Pictures within the data are to be left out; everything else must be reproduced exactly.

>> BEGIN Data lines

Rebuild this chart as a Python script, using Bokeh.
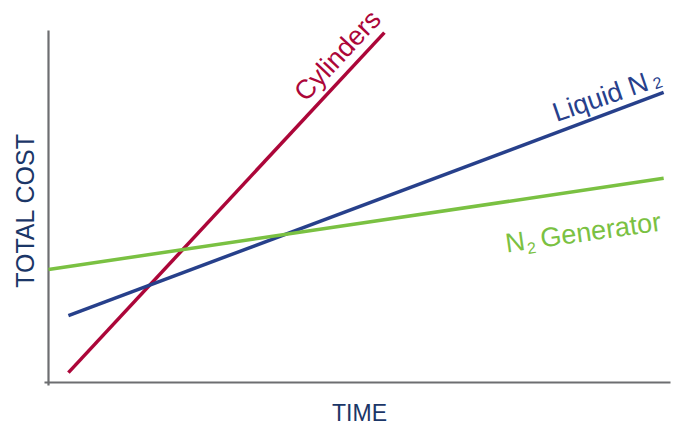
from bokeh.plotting import figure
from bokeh.models import Range1d
from bokeh.core.properties import value
from bokeh.embed import file_html
from bokeh.resources import INLINE
import math

# ---- data (time, total cost) in arbitrary units 0..100 ----
cyl_time = [3.2, 54.0]
cyl_cost = [2.8, 99.4]
liq_time = [3.2, 98.9]
liq_cost = [19.0, 82.4]
gen_time = [0.0, 98.9]
gen_cost = [32.1, 58.0]

x_label = "TIME"
y_label = "TOTAL COST"

RED = "#AC0639"
BLUE = "#27408B"
GREEN = "#7AC142"
AXIS = "#6D6E71"
NAVY = "#1B3667"
FONT = value("Liberation Sans")

W, H = 678, 424
# frame mapping: data 0..100 -> pixels
XL, XR = 48, 670
YB, YT = 382, 30
sx = (XR - XL) / 100.0
sy = (YB - YT) / 100.0

def dx(px):
    return (px - XL) / sx

def dy(py):
    return (YB - py) / sy

p = figure(width=W, height=H, output_backend="svg", toolbar_location=None,
           x_range=Range1d(dx(0), dx(W)), y_range=Range1d(dy(H), dy(0)),
           x_axis_location=None, y_axis_location=None, min_border=0,
           outline_line_color=None)
p.grid.visible = False
p.background_fill_color = "white"
p.border_fill_color = "white"

# axes lines
p.segment(x0=[0, dx(XL - 4)], y0=[dy(YB + 3), 0], x1=[0, 100], y1=[100, 0],
          line_color=AXIS, line_width=2.2)

# series
p.line(cyl_time, cyl_cost, line_color=RED, line_width=3.5)
p.line(liq_time, liq_cost, line_color=BLUE, line_width=3.5)
p.line(gen_time, gen_cost, line_color=GREEN, line_width=3.5)

# axis labels
p.text(x=[dx(359)], y=[dy(412)], text=[x_label], text_font=FONT, text_font_size="23px",
       text_color=NAVY, text_align="center", text_baseline="middle")
p.text(x=[dx(24)], y=[dy(210)], text=[y_label], text_font=FONT, text_font_size="25px",
       text_color=NAVY, text_align="center", text_baseline="middle", angle=math.pi / 2)

# series labels
a_cyl = math.radians(47)
p.text(x=[dx(337)], y=[dy(55)], text=["Cylinders"], text_font=FONT, text_font_size="27px",
       text_color=RED, text_align="center", text_baseline="middle", angle=a_cyl)

a_liq = math.radians(19)
p.text(x=[dx(553)], y=[dy(113)], text=["Liquid N"], text_font=FONT, text_font_size="27px",
       text_color=BLUE, text_align="left", text_baseline="alphabetic", angle=a_liq)
p.text(x=[dx(657)], y=[dy(82)], text=["2"], text_font=FONT, text_font_size="16px",
       text_color=BLUE, text_align="center", text_baseline="middle", angle=a_liq)

a_gen = math.radians(8)
p.text(x=[dx(505)], y=[dy(243)], text=["N"], text_font=FONT, text_font_size="27px",
       text_color=GREEN, text_align="left", text_baseline="alphabetic", angle=a_gen)
p.text(x=[dx(531)], y=[dy(247)], text=["2"], text_font=FONT, text_font_size="16px",
       text_color=GREEN, text_align="center", text_baseline="middle", angle=a_gen)
p.text(x=[dx(540)], y=[dy(238)], text=["Generator"], text_font=FONT, text_font_size="27px",
       text_color=GREEN, text_align="left", text_baseline="alphabetic", angle=a_gen)

open("out.html", "w").write(file_html(p, INLINE))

>> END Data lines

## The reply
Rebuild this chart as a Python script, using Bokeh.
from bokeh.plotting import figure
from bokeh.models import Range1d
from bokeh.core.properties import value
from bokeh.embed import file_html
from bokeh.resources import INLINE
import math

# ---- data (time, total cost) in arbitrary units 0..100 ----
cyl_time = [3.2, 54.0]
cyl_cost = [2.8, 99.4]
liq_time = [3.2, 98.9]
liq_cost = [19.0, 82.4]
gen_time = [0.0, 98.9]
gen_cost = [32.1, 58.0]

x_label = "TIME"
y_label = "TOTAL COST"

RED = "#AC0639"
BLUE = "#27408B"
GREEN = "#7AC142"
AXIS = "#6D6E71"
NAVY = "#1B3667"
FONT = value("Liberation Sans")

W, H = 678, 424
# frame mapping: data 0..100 -> pixels
XL, XR = 48, 670
YB, YT = 382, 30
sx = (XR - XL) / 100.0
sy = (YB - YT) / 100.0

def dx(px):
    return (px - XL) / sx

def dy(py):
    return (YB - py) / sy

p = figure(width=W, height=H, output_backend="svg", toolbar_location=None,
           x_range=Range1d(dx(0), dx(W)), y_range=Range1d(dy(H), dy(0)),
           x_axis_location=None, y_axis_location=None, min_border=0,
           outline_line_color=None)
p.grid.visible = False
p.background_fill_color = "white"
p.border_fill_color = "white"

# axes lines
p.segment(x0=[0, dx(XL - 4)], y0=[dy(YB + 3), 0], x1=[0, 100], y1=[100, 0],
          line_color=AXIS, line_width=2.2)

# series
p.line(cyl_time, cyl_cost, line_color=RED, line_width=3.5)
p.line(liq_time, liq_cost, line_color=BLUE, line_width=3.5)
p.line(gen_time, gen_cost, line_color=GREEN, line_width=3.5)

# axis labels
p.text(x=[dx(359)], y=[dy(412)], text=[x_label], text_font=FONT, text_font_size="23px",
       text_color=NAVY, text_align="center", text_baseline="middle")
p.text(x=[dx(24)], y=[dy(210)], text=[y_label], text_font=FONT, text_font_size="25px",
       text_color=NAVY, text_align="center", text_baseline="middle", angle=math.pi / 2)

# series labels
a_cyl = math.radians(47)
p.text(x=[dx(337)], y=[dy(55)], text=["Cylinders"], text_font=FONT, text_font_size="27px",
       text_color=RED, text_align="center", text_baseline="middle", angle=a_cyl)

a_liq = math.radians(19)
p.text(x=[dx(553)], y=[dy(113)], text=["Liquid N"], text_font=FONT, text_font_size="27px",
       text_color=BLUE, text_align="left", text_baseline="alphabetic", angle=a_liq)
p.text(x=[dx(657)], y=[dy(82)], text=["2"], text_font=FONT, text_font_size="16px",
       text_color=BLUE, text_align="center", text_baseline="middle", angle=a_liq)

a_gen = math.radians(8)
p.text(x=[dx(505)], y=[dy(243)], text=["N"], text_font=FONT, text_font_size="27px",
       text_color=GREEN, text_align="left", text_baseline="alphabetic", angle=a_gen)
p.text(x=[dx(531)], y=[dy(247)], text=["2"], text_font=FONT, text_font_size="16px",
       text_color=GREEN, text_align="center", text_baseline="middle", angle=a_gen)
p.text(x=[dx(540)], y=[dy(238)], text=["Generator"], text_font=FONT, text_font_size="27px",
       text_color=GREEN, text_align="left", text_baseline="alphabetic", angle=a_gen)

open("out.html", "w").write(file_html(p, INLINE))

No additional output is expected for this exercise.